When the 6lst first arrived in Petersburg, VA on June 22, 1862, they numbered 1,000 men strong. When they left the trenches of Petersburg on April 2, 1865, they tallied only eighty-one men, with only one officer in command, Captain Thomas M. McRae of Montgomery County, who was killed shortly afterwards.  Only 49 were able to stand or kneel when General Lee surrendered his army at Appomattox.

When the remnants of the Sharpshooters limped,  crawled, or simply collapsed onto the rolling countryside surrounding Appomattox Courthouse on April 8, 1865,   thirteen lucky survivors, at least four of whom had survived severe wounds, answered present.  
Brothers Hector and John McSwain  cousins Lucius and J.S. Nash and former Laurens County kinsmen, L.L. Clark and  John Franklin Clark, made it home.  So did Private James O’Connor, who was wounded at Second Manassas, Sharpsburg and Gettysburg.  In command of the Sharpshooters at Appomattox was 2nd Sgt. Daniel M. McRae, a tall fair- complected, blue-eyed, thirty-two-year old Scotsman who survived his wounds at Sharpsburg.  He was the company’s  only surviving non-commissioned officer.  


Of the 133 Montgomery County men who went off to war with the 61st, an unlucky 13 percent or 17 men were killed.  Twenty one, or nearly one in six, were wounded.  The leading cause of death, as it would be with the entire Southern army, was death from disease.  Forty one men, almost  a third of the force, died from communicable diseases or unsanitary conditions.   Roughly one fifth of the men were captured and spent utterly miserable, starving, sickly  months  in Union prison camps equally abhorrent to the supremely  atrocious Confederate  camp at Andersonville.  Eight men were sent home because of their disabilities.  Two officers, somewhat unfit, unable or unwilling for command, resigned their commissions and went home.  In the end, 112 of the 133, or 84 percent, were casualties.  Sixty percent of the men died or were wounded.   Malcolm Peterson lost his chance at becoming a casualty when he was discharged for killing a comrade early in the war. 

 Only one in ten made it to the so, so sad, indeed pitiful and most merciful end.
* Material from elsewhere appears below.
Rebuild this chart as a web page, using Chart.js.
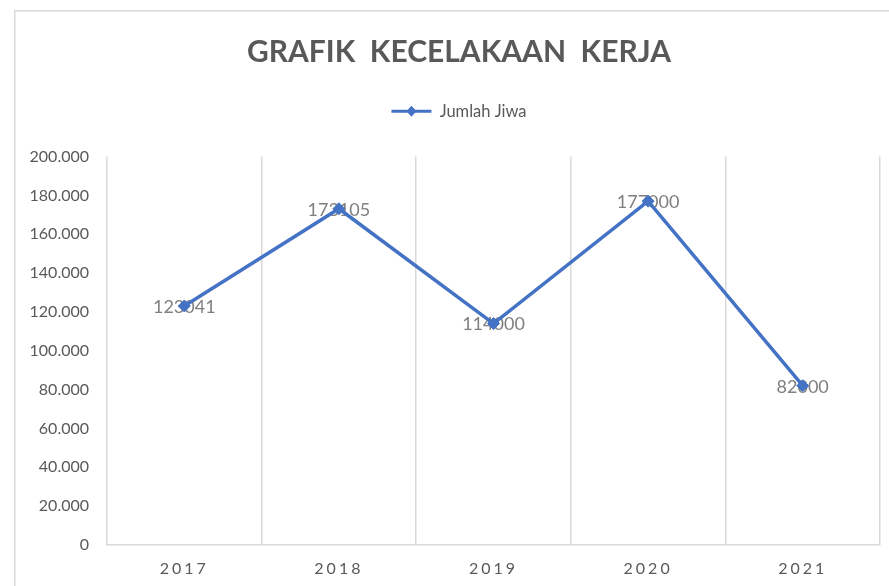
<!DOCTYPE html>
<html><head><meta charset="utf-8">
<script src="https://cdn.jsdelivr.net/npm/chart.js@4/dist/chart.umd.min.js"></script>
<style>html,body{margin:0;padding:0;background:#fff;overflow:hidden}#wrap{width:889px;height:586px;overflow:hidden;position:relative}</style>
</head><body>
<div id="wrap"><canvas id="c" width="918" height="586"></canvas></div>
<script>
const chartTitle = 'GRAFIK  KECELAKAAN  KERJA';
const seriesName = 'Jumlah Jiwa';
const categories = ['2017', '2018', '2019', '2020', '2021'];
const values = [123041, 173105, 114000, 177000, 82000];
const yMin = 0, yMax = 200000, yStep = 20000;

const BLUE = '#4472C4';
const GRID = '#d9d9d9';
const TEXT = '#595959';

function fmtDots(v) { return String(v).replace(/\B(?=(\d{3})+(?!\d))/g, '.'); }

const framePlugin = {
  id: 'frame',
  beforeDraw(chart) {
    const ctx = chart.ctx;
    ctx.save();
    ctx.fillStyle = '#fff';
    ctx.fillRect(0, 0, chart.width, chart.height);
    ctx.strokeStyle = GRID;
    ctx.lineWidth = 1.5;
    ctx.strokeRect(14.75, 10.75, 1000, 1000);
    ctx.restore();
  },
  beforeDatasetsDraw(chart) {
    const ctx = chart.ctx;
    const meta = chart.getDatasetMeta(0);
    ctx.save();
    ctx.font = '18px Lato';
    ctx.fillStyle = '#7f7f7f';
    ctx.textAlign = 'center';
    ctx.textBaseline = 'middle';
    meta.data.forEach((pt, i) => {
      ctx.fillText(String(chart.data.datasets[0].data[i]), pt.x, pt.y + 1);
    });
    ctx.restore();
  },
  afterDatasetsDraw(chart) {
    chart.ctx.letterSpacing = '3px';
  },
  afterDraw(chart) {
    const ctx = chart.ctx;
    ctx.letterSpacing = '0px';
    const lg = chart.legend;
    if (lg && lg.legendHitBoxes && lg.legendHitBoxes.length) {
      const hb = lg.legendHitBoxes[0];
      const bw = lg.options.labels.boxWidth;
      const cx = hb.left + bw / 2;
      const cy = hb.top + hb.height / 2;
      ctx.save();
      ctx.fillStyle = BLUE;
      ctx.beginPath();
      ctx.moveTo(cx, cy - 5.5); ctx.lineTo(cx + 5, cy); ctx.lineTo(cx, cy + 5.5); ctx.lineTo(cx - 5, cy);
      ctx.closePath(); ctx.fill();
      ctx.restore();
    }
  }
};

new Chart(document.getElementById('c'), {
  type: 'line',
  data: {
    labels: categories,
    datasets: [{
      label: seriesName,
      data: values,
      borderColor: BLUE,
      backgroundColor: BLUE,
      borderWidth: 3.5,
      pointStyle: 'rectRot',
      pointRadius: 6,
      pointBackgroundColor: BLUE,
      pointBorderColor: BLUE,
      pointBorderWidth: 1,
      tension: 0
    }]
  },
  options: {
    responsive: false,
    animation: false,
    devicePixelRatio: 1,
    layout: { padding: 0 },
    plugins: {
      tooltip: { enabled: false },
      title: {
        display: true,
        text: chartTitle,
        color: TEXT,
        font: { family: 'Lato', size: 30, weight: 'bold', lineHeight: 1.2 },
        padding: { top: 34, bottom: 5 },
        z: 1
      },
      legend: {
        display: true,
        position: 'top',
        labels: {
          color: TEXT,
          font: { family: 'Lato', size: 16.5 },
          boxWidth: 40,
          boxHeight: 3,
          padding: 28,
          generateLabels(chart) {
            return Chart.defaults.plugins.legend.labels.generateLabels(chart)
              .map(l => Object.assign(l, { lineWidth: 0, fillStyle: BLUE }));
          }
        }
      }
    },
    scales: {
      x: {
        type: 'category',
        offset: true,
        grid: { offset: true, color: GRID, lineWidth: 1.5, drawTicks: false },
        border: { color: GRID, width: 1.5 },
        ticks: { color: TEXT, font: { family: 'Lato', size: 16 }, padding: 14, maxRotation: 0, z: 1 },
        afterFit(s) { s.height = 41; }
      },
      xTopSpace: {
        type: 'linear',
        position: 'top',
        display: true,
        grid: { display: false, drawTicks: false },
        border: { display: false },
        ticks: { display: false },
        afterFit(s) { s.height = 27; }
      },
      y: {
        min: yMin, max: yMax,
        grid: { display: false, drawTicks: false },
        border: { display: false },
        ticks: {
          stepSize: yStep,
          color: TEXT,
          font: { family: 'Lato', size: 16 },
          padding: 18,
          callback: v => fmtDots(v)
        },
        afterFit(s) { s.width = 107; }
      },
      yRightSpace: {
        type: 'linear',
        position: 'right',
        display: true,
        grid: { display: false, drawTicks: false },
        border: { display: false },
        ticks: { display: false },
        afterFit(s) { s.width = 38; }
      }
    }
  },
  plugins: [framePlugin]
});
</script>
</body></html>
They fought for liberty, with treasure, blood and toil, suffering and dying for  a cause. Turns out it was  a lost cause.  Alas, there was no secession in their Bonnie Blue  eyes.   Clearly, it was not their war. 



In memory of Pvt. Benjamin H. Brantley, Pvt. 28th Georgia, and  my great, great grandmother Braswell’s first husband, who was  wounded in Miller’s Cornfield near the Sunken Road and died three weeks later.  Had he survived, you would have never read what you just read.